Pre-surgery psychological evaluation should be mandatory in order to identify patients who have unrealistic expectations of the benefit they will receive, according to lawyers specialising in cosmetic surgery negligence. The study also recommends clinics be obliged to offer proper aftercare rather than being able to ignore patients' complaints, steps to stop surgeons vanishing after causing suffering and staff who undertake cosmetic work to have full liability insurance. Some staff who have accidentally burned and scarred patients with laser and hot wax treatments have not been properly insured.

The RCSE will shortly issue updated guidance for its members who perform such procedures in a bid to improve clearer advice about treatment, after it undertook an in-depth examination of professional standards in this area, Cannon added.

The government's health and social bill could lead to the NHS having to treat growing numbers of victims of cosmetic surgery in the future because it will extend the role of private healthcare, said Gerada.

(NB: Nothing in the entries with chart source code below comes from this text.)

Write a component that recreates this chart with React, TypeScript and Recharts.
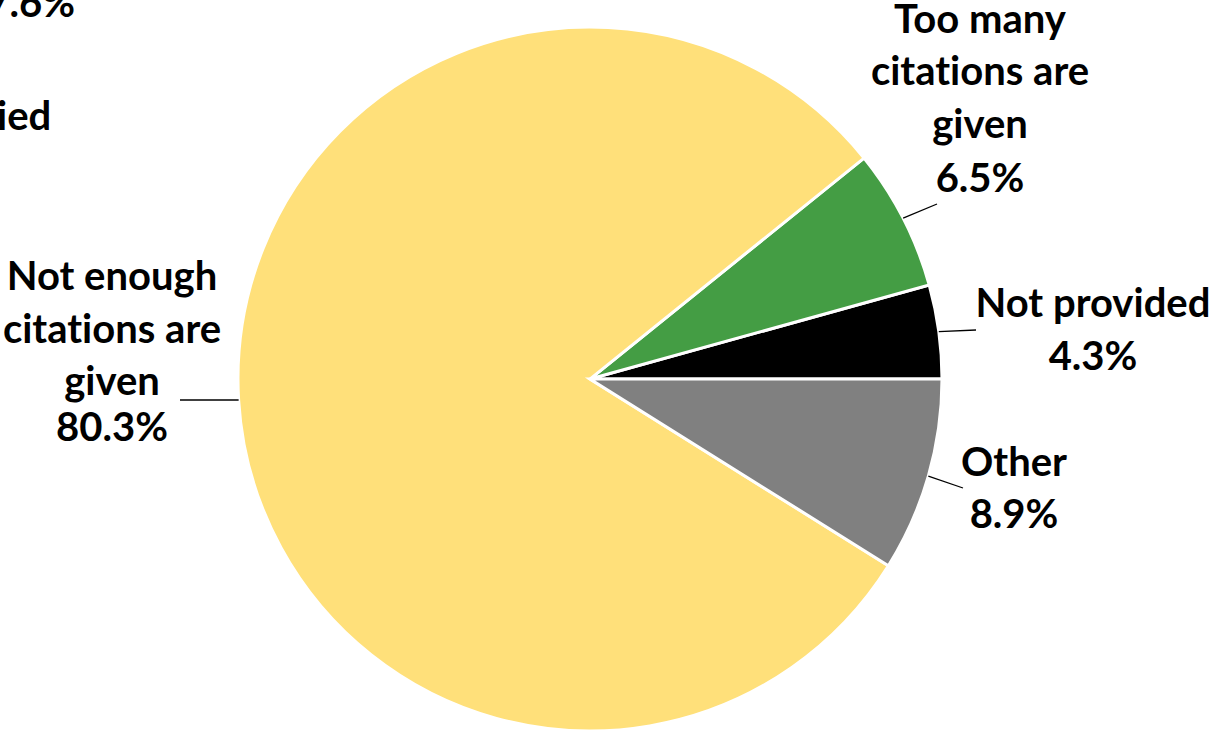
import React from "react";
import { PieChart, Pie, Cell } from "recharts";

const categories = [
  "Not provided",
  "Too many citations are given",
  "Not enough citations are given",
  "Other",
];
const shares = [4.3, 6.5, 80.3, 8.9];
const colors = ["#000000", "#449D44", "#FFE07A", "#808080"];
const labelLines = [
  ["Not provided"],
  ["Too many", "citations are", "given"],
  ["Not enough", "citations are", "given"],
  ["Other"],
];
// fragments of a neighbouring chart cropped at the left edge
const fragmentTexts = ["7.6%", "ied"];

const data = categories.map((name, i) => ({ name, value: shares[i] }));

const FONT = "Lato, 'Open Sans', sans-serif";
const FS = 40;

// label placement (layout, not data): centre x, baselines of each line, leader-line end
const labelLayout = [
  { x: 1093, ys: [317, 370], lx: 976, ly: 330 },
  { x: 980, ys: [33, 85, 138, 192], lx: 937, ly: 204 },
  { x: 112, ys: [290, 343, 395, 441], lx: 180, ly: 400 },
  { x: 1014, ys: [476, 528], lx: 963, ly: 488 },
];

const RAD = Math.PI / 180;

const textStyle: React.CSSProperties = { fontVariantLigatures: "none" };

const renderLabel = (props: any) => {
  const { cx, cy, midAngle, outerRadius, index, value } = props;
  const sx = cx + outerRadius * Math.cos(-midAngle * RAD);
  const sy = cy + outerRadius * Math.sin(-midAngle * RAD);
  const L = labelLayout[index];
  const lines = [...labelLines[index], `${Number(value).toFixed(1)}%`];
  return (
    <g key={`lbl-${index}`}>
      <line x1={sx} y1={sy} x2={L.lx} y2={L.ly} stroke="#000" strokeWidth={1.3} />
      <text
        x={L.x}
        y={L.ys[0]}
        textAnchor="middle"
        fontFamily={FONT}
        fontWeight={700}
        fontSize={FS}
        fill="#000"
        style={textStyle}
      >
        {lines.map((t, k) => (
          <tspan key={k} x={L.x} y={L.ys[k]}>
            {t}
          </tspan>
        ))}
      </text>
    </g>
  );
};

export default function App() {
  return (
    <div style={{ position: "absolute", left: 0, top: 0, width: 1212, height: 731, background: "#fff" }}>
      <PieChart width={1212} height={731} margin={{ top: 0, right: 0, bottom: 0, left: 0 }}>
        <Pie
          data={data}
          dataKey="value"
          nameKey="name"
          cx={590}
          cy={379}
          outerRadius={352}
          startAngle={0}
          endAngle={360}
          stroke="#ffffff"
          strokeWidth={3}
          label={renderLabel}
          labelLine={false}
          isAnimationActive={false}
        >
          {data.map((d, i) => (
            <Cell key={d.name} fill={colors[i]} />
          ))}
        </Pie>
      </PieChart>
      <svg width={120} height={180} style={{ position: "absolute", left: 0, top: 0 }}>
        <text x={75} y={17} textAnchor="end" fontFamily={FONT} fontWeight={700} fontSize={FS} fill="#000" style={textStyle}>
          {fragmentTexts[0]}
        </text>
        <text x={-3} y={130} fontFamily={FONT} fontWeight={700} fontSize={FS} fill="#000" style={textStyle}>
          {fragmentTexts[1]}
        </text>
      </svg>
    </div>
  );
}
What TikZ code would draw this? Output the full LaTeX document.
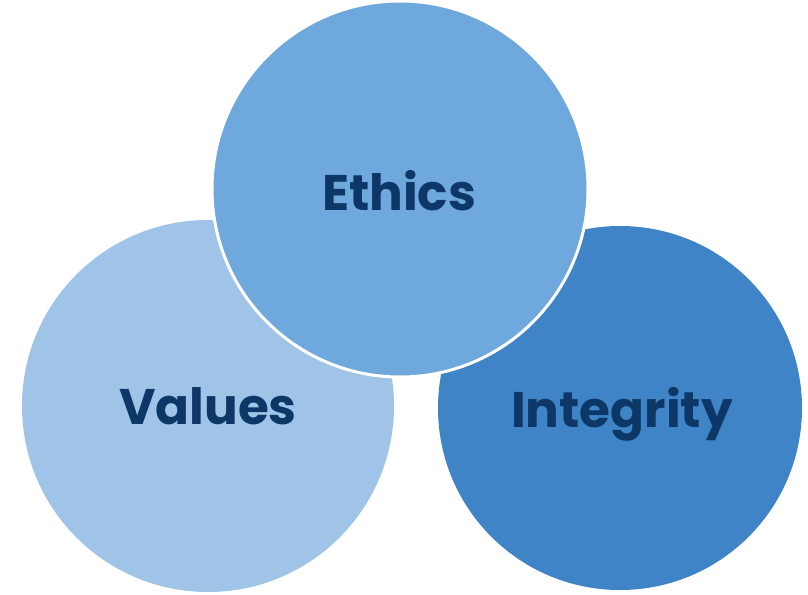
\documentclass[tikz,border=0pt]{standalone}
\usepackage{fontspec}
\setmainfont{Poppins}
\definecolor{valc}{HTML}{9FC4E8}
\definecolor{ethc}{HTML}{6FA8DC}
\definecolor{intc}{HTML}{3F84C6}
\definecolor{txtc}{HTML}{0C3766}
\tikzset{
  blob/.style={circle, inner sep=0pt, draw=none},
  lbl/.style={font=\fontsize{50}{50}\selectfont\bfseries, text=txtc, anchor=base, inner sep=0pt}
}
\begin{document}
\begin{tikzpicture}[x=1pt,y=-1pt]
\useasboundingbox[fill=white] (0,0) rectangle (808,594);
\node[blob, fill=valc, minimum size=372pt] (values) at (208,406) {};
\node[blob, fill=intc, minimum size=364pt] (integrity) at (620,408) {};
\node[blob, fill=ethc, draw=white, line width=3pt, minimum size=376pt] (ethics) at (400,189) {};
\node[lbl] (tethics) at (399,210) {Ethics};
\node[lbl] (tvalues) at (208,424) {Values};
\node[lbl] (tintegrity) at (622,427) {Integrity};
\end{tikzpicture}
\end{document}
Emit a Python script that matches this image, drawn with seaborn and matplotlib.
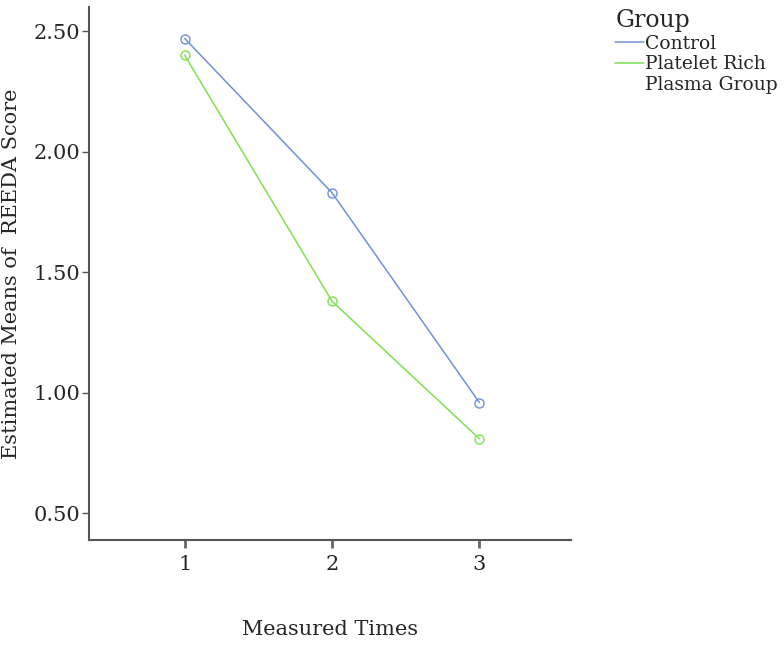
import matplotlib
matplotlib.use("Agg")
import matplotlib.pyplot as plt
from matplotlib.lines import Line2D
import seaborn as sns
import pandas as pd

times = [1, 2, 3]
control = [2.47, 1.83, 0.96]
prp = [2.40, 1.38, 0.81]
groups = ["Control", "Platelet Rich Plasma Group"]
legend_labels = ["Control", "Platelet Rich", "Plasma Group"]
colors = ["#7190dc", "#80e050"]
y_ticks = [0.50, 1.00, 1.50, 2.00, 2.50]

df = pd.DataFrame({
    "time": times * 2,
    "score": control + prp,
    "group": [groups[0]] * 3 + [groups[1]] * 3,
})

sns.set_theme(style="white")
plt.rcParams["font.family"] = ["DejaVu Serif", "Liberation Serif"]

fig = plt.figure(figsize=(7.84, 6.51), dpi=100)
ax = fig.add_axes([0.1135, 0.1705, 0.6145, 0.8185])

palette = dict(zip(groups, colors))
sns.lineplot(data=df, x="time", y="score", hue="group", palette=palette,
             marker="o", markersize=6.5, markerfacecolor="none",
             markeredgewidth=1.0, linewidth=1.1, legend=False, ax=ax)
# open markers in group colour
for line, c in zip(ax.get_lines(), colors):
    line.set_markeredgecolor(c)

ax.set_xlim(0.35, 3.62)
ax.set_ylim(0.39, 2.6)
ax.set_xticks(times)
ax.set_xticklabels([str(t) for t in times])
ax.set_yticks(y_ticks)
ax.set_yticklabels([f"{v:.2f}" for v in y_ticks])

for side in ["top", "right"]:
    ax.spines[side].set_visible(False)
for side in ["left", "bottom"]:
    ax.spines[side].set_color("#555555")
    ax.spines[side].set_linewidth(1.5)

ax.tick_params(axis="y", left=True, length=5, width=1, color="#555555",
               labelsize=15, pad=1)
ax.tick_params(axis="x", bottom=True, length=6, width=2, color="#666666",
               labelsize=15, pad=5)

ax.set_xlabel("Measured Times", fontsize=15, labelpad=33)
ax.set_ylabel("Estimated Means of  REEDA Score", fontsize=15, labelpad=9)

# second line of the long group name gets an empty handle
handles = [Line2D([0], [0], color=c, lw=1.1) for c in colors]
handles.append(Line2D([0], [0], color="none"))
leg = fig.legend(handles, legend_labels, title="Group", loc="upper left",
                 bbox_to_anchor=(0.785, 0.986), frameon=False, fontsize=13.5,
                 title_fontsize=17, handlelength=1.5, handletextpad=0.1,
                 labelspacing=0.13, borderaxespad=0, borderpad=0)
leg._legend_box.align = "left"
leg._legend_box.sep = 2

fig.savefig("out.png", dpi=100)
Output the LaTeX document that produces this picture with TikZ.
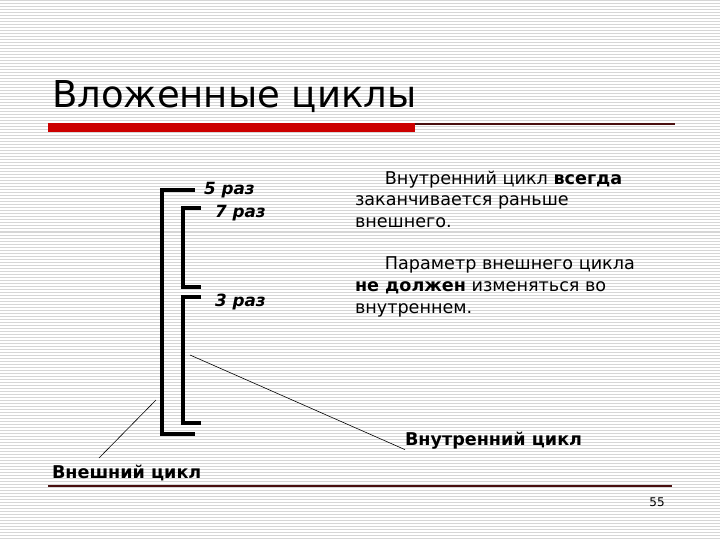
\documentclass[tikz,border=0pt]{standalone}
\usepackage{fontspec}
\setmainfont{DejaVu Sans}
\usetikzlibrary{positioning}
\definecolor{slidered}{HTML}{CC0000}
\definecolor{ruledark}{HTML}{4A1010}
\definecolor{stripe}{HTML}{D6D6D6}

\begin{document}
\begin{tikzpicture}[x=1pt,y=-1pt,every node/.style={inner sep=0pt,outer sep=0pt},
  bracket/.style={line width=4pt},
  count/.style={font=\fontsize{16.8}{18}\selectfont\bfseries\itshape,anchor=west},
  callout/.style={font=\fontsize{17.6}{19}\selectfont\bfseries},
  note/.style={font=\fontsize{17.6}{21.6}\selectfont,align=left,anchor=north west},
  pointer/.style={draw=black,line width=0.6pt}]
  \useasboundingbox (0,0) rectangle (720,540);
  \fill[white] (0,0) rectangle (720,540);
  \foreach \y in {1,4,...,540}
    \draw[stripe,line width=1pt] (0,\y) -- (720,\y);

  % title and rules
  \node[anchor=base west,font=\fontsize{37}{42}\selectfont] (title) at (52,108) {Вложенные циклы};
  \fill[slidered] (48,123) rectangle (415,132);
  \draw[ruledark,line width=1.2pt] (415,124) -- (675,124);
  \draw[ruledark,line width=1.2pt] (48,486) -- (672,486);
  \node[font=\fontsize{12}{14}\selectfont] (page) at (657,502) {55};

  % loop brackets
  \draw[bracket] (195,190) -- (162,190) -- (162,434) -- (195,434);
  \draw[bracket] (201,208) -- (183,208) -- (183,287) -- (201,287);
  \draw[bracket] (201,297) -- (183,297) -- (183,423) -- (201,423);
  \node[count] (five) at (204,190) {5 раз};
  \node[count] (seven) at (215,213) {7 раз};
  \node[count] (three) at (215,302) {3 раз};

  % notes
  \node[note] (rule1) at (355,171) {\hspace*{1.7em}Внутренний цикл \textbf{всегда}\\заканчивается раньше\\внешнего.};
  \node[note] (rule2) at (355,257) {\hspace*{1.7em}Параметр внешнего цикла\\\textbf{не должен} изменяться во\\внутреннем.};

  % callouts
  \node[callout,anchor=west] (inner) at (405,441) {Внутренний цикл};
  \node[callout,anchor=west] (outer) at (52,473) {Внешний цикл};
  \coordinate (innertip) at (190,355);
  \coordinate (outertip) at (156,400);
  \coordinate (outerfoot) at (99,458);
  \draw[pointer] (innertip) -- (inner.south west);
  \draw[pointer] (outertip) -- (outerfoot);
\end{tikzpicture}
\end{document}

"The NHS has for decades picked up the pieces of failed private care but now, with the expansion of the private sector and the positive encouragement of this in the health and social care bill, one wonders where the safety net will be in the future to protect patients when their private provider can not or will not intervene or where the patient cannot afford remedial treatment," said Gerada.

Peter Walsh, chief executive of the patient safety charity Action against Medical Accidents, said: "The government is putting its ideology about freeing up industry from red tape, bureaucracy and regulation ahead of patient safety, which is irresponsible. The harm from private cosmetic surgery can lead to disability and even death.

The whole cosmetic healthcare industry is a murky and dangerous area. Patients are suffering avoidable harm as a result of successive governments' failure to regulate this industry."